A concepção geral da mostra, que tem curadoria da historiadora Maria Helena Versiani, é bem tradicional. Em todas as salas, a ideia é a mesma. Textos curtos estampados nas paredes, muitas fotos, alguns objetos e poucos comentários. O início da parte dedicada à República Cidadã, que ocupa duas salas, não é muito diferente. A narrativa, linear, passa por Tancredo Neves, José Sarney, Ulysses Guimarães e a Constituição de 1988, e uma pincelada na força dos movimentos sociais, sintetizados em um cartaz da Confederação Nacional dos Trabalhadores na Agricultura (Contag) pedindo pela reforma agrária. Na última, a coisa muda de figura. Só dá Lula, e Fernando Henrique merece textos como o que se segue: “Em 1998, Fernando Henrique é reeleito em um processo marcado por denúncias de favorecimento político em troca de apoio. Consolidou-se um projeto de redução do papel do Estado na economia, que envolveu privatização de várias empresas.”
Bem diferente do tom da apresentação do governo Lula. “O candidato do PT, ex-metalúrgico e líder sindical Luiz Inácio Lula da Silva venceu as eleições presidenciais em 2002 e 2006, a partir da articulação de uma aliança que reunia extremos da política. Seu governo vem obtendo bons indicadores nas áreas econômica e social, com destaque para a erradicação da fome no Brasil. Não obstante, a sua gestão foi, em mais de um momento, associada a escândalos de corrupção”.
Mais do que as palavras, no entanto, o que marca a diferença de tratamento entre FH e Lula é a iconografia. O período de 1994 a 2002 é ilustrado por fotos burocráticas e charges contrárias à privatização. “Se privatizar, o Brasil vai rachar”, diz uma. Em outra, alguém diz a FH: “Presidente, não consigo achar o Brasil”. Ele responde: “Claro que não… Eu vendi”.

Enquanto isso, o louvor a Lula aparece na foto da grávida que escreveu na barriga “Lula eu te amo”, em uma pequena garrafa na qual um artesão nordestino desenhou com areia a imagem de Lula e de Mariza Letícia e escreveu: “Luiz Inácio Lula da Silva, a nação brasileira te ama.” Penduradas no teto, bandeiras do PT, do PDT, do PCdoB, do PMDB, do Movimento dos Sem Terra e da Força Sindical coroam a euforia lulista da República Cidadã.
Para o historiador e professor do departamento de ciências sociais da UFSCar Marco Antônio Villa, o discurso pró-Lula está contaminado pelo espírito do Departamento de Imprensa e Propaganda (DIP) da época de Getúlio Vargas, o último presidente a morar no Palácio do Catete. “Essa história que começa no dia 1º de janeiro de 2003 não faz sentido em um museu oficial que pretende contar a história republicana. “É uma leitura religiosa e, no fundo, reacionária”, afirma.
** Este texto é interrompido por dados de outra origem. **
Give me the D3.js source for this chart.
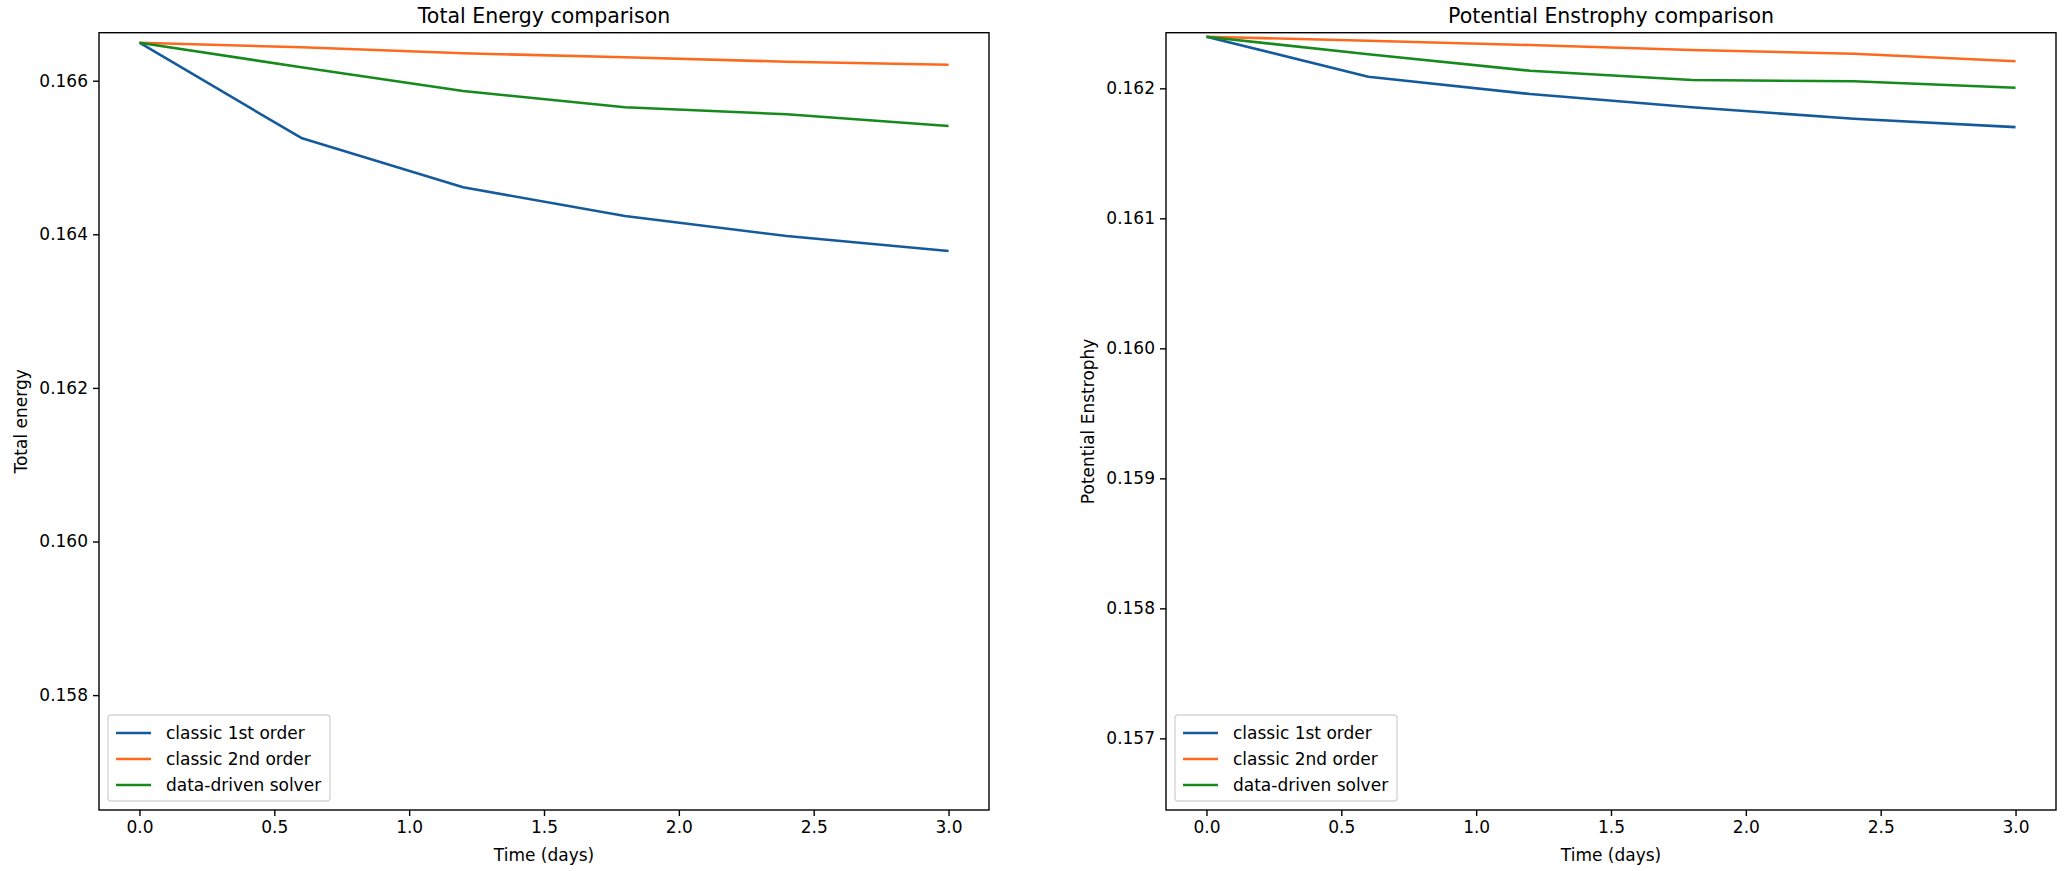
<!DOCTYPE html>
<html>
<head>
<meta charset="utf-8">
<script src="https://cdn.jsdelivr.net/npm/d3@7"></script>
<style>
  html, body { margin: 0; padding: 0; background: #fff; }
  svg { display: block; font-family: "DejaVu Sans", sans-serif; }
</style>
</head>
<body>
<svg id="chart" width="2070" height="871"></svg>
<script>
// ---- data ----
const times = [0.0, 0.6, 1.2, 1.8, 2.4, 3.0];
const seriesNames = ["classic 1st order", "classic 2nd order", "data-driven solver"];
const seriesColors = ["#155b9b", "#fd6a1e", "#168a1c"];

const energyFirst  = [0.166495, 0.165254, 0.164612, 0.164238, 0.163978, 0.163783];
const energySecond = [0.166495, 0.166435, 0.166357, 0.166305, 0.166247, 0.166208];
const energyData   = [0.166495, 0.166174, 0.165866, 0.165654, 0.165563, 0.165410];

const enstFirst  = [0.162397, 0.162089, 0.161956, 0.161854, 0.161766, 0.161702];
const enstSecond = [0.162397, 0.162366, 0.162333, 0.162295, 0.162266, 0.162208];
const enstData   = [0.162397, 0.162262, 0.162135, 0.162064, 0.162054, 0.162005];

const xTicks = [0.0, 0.5, 1.0, 1.5, 2.0, 2.5, 3.0];
const energyTicks = [0.158, 0.160, 0.162, 0.164, 0.166];
const enstTicks = [0.157, 0.158, 0.159, 0.160, 0.161, 0.162];

(function () {
const panels = [
  { title: "Total Energy comparison", ylabel: "Total energy",
    series: [energyFirst, energySecond, energyData], ticks: energyTicks,
    ydomain: [0.156504, 0.166625], left: 99, right: 989, ylabelX: 21 },
  { title: "Potential Enstrophy comparison", ylabel: "Potential Enstrophy",
    series: [enstFirst, enstSecond, enstData], ticks: enstTicks,
    ydomain: [0.156449, 0.162428], left: 1166, right: 2056, ylabelX: 1088 }
];

const plotTop = 32.7, plotBottom = 810;
const svg = d3.select("#chart");
const tickFont = 17;

panels.forEach(p => {
  const x = d3.scaleLinear().domain([-0.15, 3.15]).range([p.left, p.right]);
  const y = d3.scaleLinear().domain(p.ydomain).range([plotBottom, plotTop]);
  const g = svg.append("g");

  // lines
  const line = d3.line().x((d, i) => x(times[i])).y(d => y(d));
  p.series.forEach((s, k) => {
    g.append("path").datum(s).attr("d", line)
      .attr("fill", "none").attr("stroke", seriesColors[k])
      .attr("stroke-width", 2.6).attr("stroke-linejoin", "round").attr("stroke-linecap", "butt");
  });

  // axes
  const xAxis = d3.axisBottom(x).tickValues(xTicks).tickFormat(d3.format(".1f"))
    .tickSize(6).tickPadding(5);
  const gx = g.append("g").attr("transform", `translate(0,${plotBottom})`).call(xAxis);
  const yAxis = d3.axisLeft(y).tickValues(p.ticks).tickFormat(d3.format(".3f"))
    .tickSize(6).tickPadding(5);
  const gy = g.append("g").attr("transform", `translate(${p.left},0)`).call(yAxis);
  [gx, gy].forEach(a => {
    a.select(".domain").remove();
    a.selectAll(".tick line").attr("stroke", "#000").attr("stroke-width", 1.4);
    a.selectAll(".tick text").attr("fill", "#000")
      .style("font-size", tickFont + "px").style("font-family", "DejaVu Sans");
  });

  // frame
  g.append("rect").attr("x", p.left).attr("y", plotTop)
    .attr("width", p.right - p.left).attr("height", plotBottom - plotTop)
    .attr("fill", "none").attr("stroke", "#000").attr("stroke-width", 1.4);

  // title
  g.append("text").attr("x", (p.left + p.right) / 2).attr("y", 23)
    .attr("text-anchor", "middle").style("font-size", "20.5px").text(p.title);
  // x label
  g.append("text").attr("x", (p.left + p.right) / 2).attr("y", 861)
    .attr("text-anchor", "middle").style("font-size", tickFont + "px").text("Time (days)");
  // y label
  g.append("text").attr("transform", `translate(${p.ylabelX},${(plotTop + plotBottom) / 2}) rotate(-90)`)
    .attr("text-anchor", "middle").attr("dominant-baseline", "central")
    .style("font-size", tickFont + "px").text(p.ylabel);

  // legend
  const lx = p.left + 9, lyBottom = plotBottom - 9;
  const rowH = 26, pad = 7, boxW = 222;
  const boxH = pad * 2 + rowH * 3 - 6;
  const ly = lyBottom - boxH;
  const lg = g.append("g");
  lg.append("rect").attr("x", lx).attr("y", ly).attr("width", boxW).attr("height", boxH)
    .attr("rx", 3).attr("fill", "#fff").attr("fill-opacity", 0.8)
    .attr("stroke", "#d6d6d6").attr("stroke-width", 1.4);
  seriesNames.forEach((name, k) => {
    const cy = ly + pad + 11 + k * rowH;
    lg.append("line").attr("x1", lx + 8).attr("x2", lx + 43).attr("y1", cy).attr("y2", cy)
      .attr("stroke", seriesColors[k]).attr("stroke-width", 2.6);
    lg.append("text").attr("x", lx + 58).attr("y", cy).attr("dominant-baseline", "central")
      .style("font-size", tickFont + "px").text(name);
  });
});
})();
</script>
</body>
</html>
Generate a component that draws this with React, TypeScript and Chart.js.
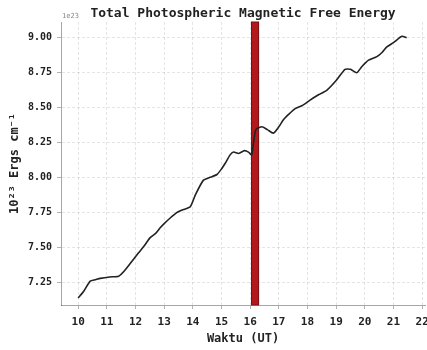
import React, { useEffect, useRef } from "react";
import { Chart, registerables } from "chart.js";

Chart.register(...registerables);

const times = [10.0, 10.2, 10.42, 10.6, 10.77, 11.1, 11.41, 11.6, 11.87, 12.1, 12.3, 12.51, 12.7, 12.86, 13.0, 13.21, 13.45, 13.67, 13.91, 14.1, 14.37, 14.6, 14.84, 15.0, 15.13, 15.3, 15.42, 15.6, 15.8, 15.94, 16.05, 16.12, 16.2, 16.41, 16.6, 16.81, 17.0, 17.16, 17.35, 17.57, 17.8, 18.09, 18.4, 18.67, 19.0, 19.31, 19.5, 19.72, 19.9, 20.13, 20.42, 20.6, 20.77, 21.0, 21.29, 21.46];
const energy = [7.14, 7.19, 7.26, 7.27, 7.28, 7.29, 7.295, 7.33, 7.40, 7.46, 7.51, 7.57, 7.60, 7.64, 7.67, 7.71, 7.75, 7.77, 7.79, 7.88, 7.98, 8.00, 8.02, 8.06, 8.10, 8.16, 8.18, 8.17, 8.19, 8.18, 8.16, 8.25, 8.34, 8.36, 8.34, 8.315, 8.36, 8.41, 8.45, 8.49, 8.51, 8.55, 8.59, 8.62, 8.69, 8.77, 8.77, 8.745, 8.79, 8.835, 8.86, 8.89, 8.93, 8.96, 9.005, 8.995];
const xTicks = [10, 11, 12, 13, 14, 15, 16, 17, 18, 19, 20, 21, 22];
const yTicks = [7.25, 7.5, 7.75, 8.0, 8.25, 8.5, 8.75, 9.0];
const flareBand = [16.03, 16.31];
const titleText = "Total Photospheric Magnetic Free Energy";

const MONO = "'DejaVu Sans Mono', monospace";

const overlay = {
  id: "overlay",
  beforeDatasetsDraw(chart: any) {
    const { ctx, chartArea, scales } = chart;
    const x0 = scales.x.getPixelForValue(flareBand[0]);
    const x1 = scales.x.getPixelForValue(flareBand[1]);
    ctx.save();
    ctx.fillStyle = "#b3191c";
    ctx.fillRect(x0, chartArea.top, x1 - x0, chartArea.bottom - chartArea.top);
    ctx.strokeStyle = "#7d1012";
    ctx.lineWidth = 1;
    ctx.strokeRect(x0 + 0.5, chartArea.top, x1 - x0 - 1, chartArea.bottom - chartArea.top);
    ctx.restore();
  },
  afterDraw(chart: any) {
    const { ctx, chartArea } = chart;
    ctx.save();
    ctx.fillStyle = "#888";
    ctx.font = "7px " + MONO;
    ctx.textAlign = "left";
    ctx.textBaseline = "bottom";
    ctx.fillText("1e23", chartArea.left + 1, chartArea.top - 2);
    ctx.fillStyle = "#222";
    ctx.font = "bold 13px " + MONO;
    ctx.textAlign = "center";
    ctx.textBaseline = "middle";
    ctx.fillText(titleText, (chartArea.left + chartArea.right) / 2, 14);
    ctx.restore();
  },
};

export default function App() {
  const ref = useRef<HTMLCanvasElement>(null);
  useEffect(() => {
    const chart = new Chart(ref.current!, {
      type: "line",
      data: {
        datasets: [
          {
            data: times.map((t, i) => ({ x: t, y: energy[i] })),
            borderColor: "#222",
            borderWidth: 1.6,
            pointRadius: 0,
            tension: 0.2,
            fill: false,
          },
        ],
      },
      options: {
        animation: false,
        responsive: false,
        maintainAspectRatio: false,
        layout: { padding: { left: 0, right: 2, top: 22, bottom: 0 } },
        plugins: {
          legend: { display: false },
          tooltip: { enabled: false },
          title: { display: false },
        },
        scales: {
          x: {
            type: "linear",
            min: 9.4,
            max: 22.1,
            afterBuildTicks: (s: any) => {
              s.ticks = xTicks.map((v) => ({ value: v }));
            },
            afterFit: (s: any) => {
              s.height = 45;
              s.paddingLeft = 0;
              s.paddingRight = 0;
            },
            ticks: {
              color: "#222",
              font: { family: MONO, size: 11, weight: "bold" },
              padding: 7,
              maxRotation: 0,
              autoSkip: false,
              callback: (v: any) => String(v),
            },
            grid: {
              color: "rgba(0,0,0,0.10)",
              tickLength: 4,
              tickColor: "rgba(0,0,0,0.3)",
            },
            border: { color: "rgba(0,0,0,0.35)", dash: [3, 2] },
            title: {
              display: true,
              text: "Waktu (UT)",
              color: "#222",
              font: { family: MONO, size: 12, weight: "bold" },
              padding: { top: 0, bottom: 4 },
            },
          },
          y: {
            type: "linear",
            min: 7.09,
            max: 9.107,
            afterBuildTicks: (s: any) => {
              s.ticks = yTicks.map((v) => ({ value: v }));
            },
            afterFit: (s: any) => {
              s.width = 61;
              s.paddingTop = 0;
              s.paddingBottom = 0;
            },
            ticks: {
              color: "#222",
              font: { family: MONO, size: 10, weight: "bold" },
              padding: 5,
              autoSkip: false,
              callback: (v: any) => Number(v).toFixed(2),
            },
            grid: {
              color: "rgba(0,0,0,0.10)",
              tickLength: 4,
              tickColor: "rgba(0,0,0,0.3)",
            },
            border: { color: "rgba(0,0,0,0.35)", dash: [3, 2] },
            title: {
              display: true,
              text: "10²³ Ergs cm⁻¹",
              color: "#222",
              font: { family: MONO, size: 12, weight: "bold" },
              padding: { top: 8, bottom: 0 },
            },
          },
        },
      },
      plugins: [overlay],
    });
    return () => chart.destroy();
  }, []);
  return (
    <div style={{ position: "fixed", left: 0, top: 0, width: 427, height: 350, background: "#fff" }}>
      <canvas ref={ref} width={427} height={350} />
    </div>
  );
}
A exposição está programada para ocupar o terceiro andar do museu por mais, pelo menos, cinco anos. A diretora da instituição, Magaly Cabral, que além das credenciais profissionais exibe a de mãe do governador Sérgio Cabral, diz que não percebeu qualquer desequilíbrio no tratamento dispensado a FH e Lula. Mas pondera que a exposição “não é apolítica”. “Não vem falar de neutralidade por parte do museólogo, do historiador, do pesquisador porque é difícil. Mas é obvio que temos que fazer um esforço e prestar atenção nisso”, diz. Segundo ela, no entanto, uma exposição de tão longa duração pode e deve sofrer modificações. Uma leitura da carta de Dilma a Fernando Henrique poderia ser um bom começo.